Links for 2023-01-14
“Bitter Lesson 2.0 for robotics: we need to leverage the ongoing trend of foundation models to develop robotics pipelines that scale naturally with compute & data.” https://threadreaderapp.com/thread/1612509549889744899.html
“Here are a few examples from our work in robotics that leverage bitter lesson 2.0...I'm optimistic that by riding the wave of progress in other fields and leveraging data in disguise from foundation models, we can make significant progress in robotics.” https://threadreaderapp.com/thread/1613544836266885120.html
Google Research releases Muse: SOTA and efficient text-to-image model. It is significantly more efficient than diffusion models. Muse also allows for inpainting, outpainting, and mask-free editing without finetuning or inverting the model. https://muse-model.github.io/
A step-by-step tutorial on how to build a ChatGPT-like bot that can answer technical questions about any GitHub repo https://dagster.io/blog/chatgpt-langchain
Tensai, a code assistant that answers questions about your codebase and writes code and suggests PRs for you https://twitter.com/mathemagic1an/status/1610023513334878208
A Giant Leap Towards a Greener Future: Breakthrough in Sustainable Ammonia and Fertilizer Production https://scitechdaily.com/a-giant-leap-towards-a-greener-future-breakthrough-in-sustainable-ammonia-and-fertilizer-production/
A Total Amateur May Have Just Rewritten Human History With Bombshell Discovery: “a phrenological/meteorological calendar. It implies that a form of writing existed tens of thousands of years before the earliest Sumerian writing system.” https://www.vice.com/en/article/pkg95v/a-total-amateur-may-have-just-rewritten-human-history-with-bombshell-discovery
Chimpanzee risk preference seems to resemble human risk preference. https://journals.sagepub.com/doi/full/10.1177/09567976221140326
How to slow down scientific progress, according to Leo Szilard https://www.lesswrong.com/posts/knggXREQhPHM8sbwj/how-to-slow-down-scientific-progress-according-to-leo
Revolutionary Cancer Vaccine Simultaneously Kills and Prevents Brain Tumors https://scitechdaily.com/revolutionary-cancer-vaccine-simultaneously-kills-and-prevents-brain-tumors/
Shoes that use robotics to help you walk faster. https://shiftrobotics.io/
Don’t Let Your Daughter Be a Feminist with Bryan Caplan https://www.youtube.com/watch?v=nJIIcRIGsnM
Nick Bostrom, known for his work on the risks associated with artificial superintelligence, is being attacked over an old email in which he states that some populations are on average smarter than others.

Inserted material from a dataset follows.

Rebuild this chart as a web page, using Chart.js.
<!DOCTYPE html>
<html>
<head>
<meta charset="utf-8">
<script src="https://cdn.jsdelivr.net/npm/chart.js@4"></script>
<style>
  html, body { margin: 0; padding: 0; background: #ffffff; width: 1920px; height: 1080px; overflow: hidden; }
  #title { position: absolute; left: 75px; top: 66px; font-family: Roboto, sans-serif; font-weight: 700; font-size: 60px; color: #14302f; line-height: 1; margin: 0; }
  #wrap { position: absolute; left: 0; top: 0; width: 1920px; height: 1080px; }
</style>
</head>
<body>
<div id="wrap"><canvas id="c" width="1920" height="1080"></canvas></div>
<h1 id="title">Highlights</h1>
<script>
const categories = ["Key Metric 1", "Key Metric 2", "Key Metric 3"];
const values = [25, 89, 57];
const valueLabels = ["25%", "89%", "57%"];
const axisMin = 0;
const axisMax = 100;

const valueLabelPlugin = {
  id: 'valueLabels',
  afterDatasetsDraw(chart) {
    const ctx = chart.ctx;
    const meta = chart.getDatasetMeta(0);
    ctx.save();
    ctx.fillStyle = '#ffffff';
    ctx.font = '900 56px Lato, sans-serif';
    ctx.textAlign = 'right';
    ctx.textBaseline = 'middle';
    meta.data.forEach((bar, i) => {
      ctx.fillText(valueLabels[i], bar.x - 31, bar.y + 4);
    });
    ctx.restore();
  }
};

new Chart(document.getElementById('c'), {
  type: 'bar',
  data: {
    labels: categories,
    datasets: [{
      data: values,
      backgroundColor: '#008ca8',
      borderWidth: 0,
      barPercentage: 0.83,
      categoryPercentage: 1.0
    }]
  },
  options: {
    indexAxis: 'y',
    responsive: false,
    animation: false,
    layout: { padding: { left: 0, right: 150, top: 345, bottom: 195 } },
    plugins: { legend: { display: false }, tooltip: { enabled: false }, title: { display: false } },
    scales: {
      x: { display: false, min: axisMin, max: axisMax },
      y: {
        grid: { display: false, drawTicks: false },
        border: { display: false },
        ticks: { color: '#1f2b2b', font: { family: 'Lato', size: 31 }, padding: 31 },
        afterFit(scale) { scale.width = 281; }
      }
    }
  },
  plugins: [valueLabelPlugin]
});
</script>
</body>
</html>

Firstly, that he holds this belief is unsurprising. I'm certain that the vast majority of smart people who are able to think out of the box secretly hold the same belief. Those who flinch away from noticing such things will also flinch away from other disruptive ideas. And he's clearly not someone who is shy about engaging with exotic ideas.
Disruptive science will by definition be politically incorrect because it challenges and undermines deeply held convictions. This is why attacking people like Bostrom for holding nonconformist beliefs is extremely harmful. Foundational progress is hampered when certain empirical questions cannot even be posed.
Take, for example, Charles Darwin's “On the Origin of Species”. From the perspective of Darwin's contemporaries, his idea was more dangerous than anything for which you can get canceled today. It was threatening to undermine the very foundation of moral conduct: religion. Would he have been able to strive in our time, a time in which people are regularly forced into conformity by online mobs?
That said, what are the alternative explanations for the many group disparities we see? Take the stratospheric achievements of Ashkenazi Jews. If you want to explain their achievements without considering a genetic component, you will need to resort to Nazi conspiracy theories. Indeed, in the absence of genetic differences, most group disparities can only be explained by extremely divisive theories involving some mistreatment of one group by another group.
Imagine the only allowed explanation for the academic underperformance of people with Down syndrome was their mistreatment by people without the condition. This would lead to massive witch hunts and a giant waste of resources used to prevent and alleviate the alleged discrimination against these people.
One could argue that engaging with the hypothesis that people with Down syndrome are less intelligent could lead to atrocities or even genocide. But that's not what is actually happening, is it? Instead of teaching them hateful stories about how all their problems are caused by normal people, they are being supported. Instead of telling them that they can be as successful as everyone else, they are getting the special education and guardianship they require to live a good life.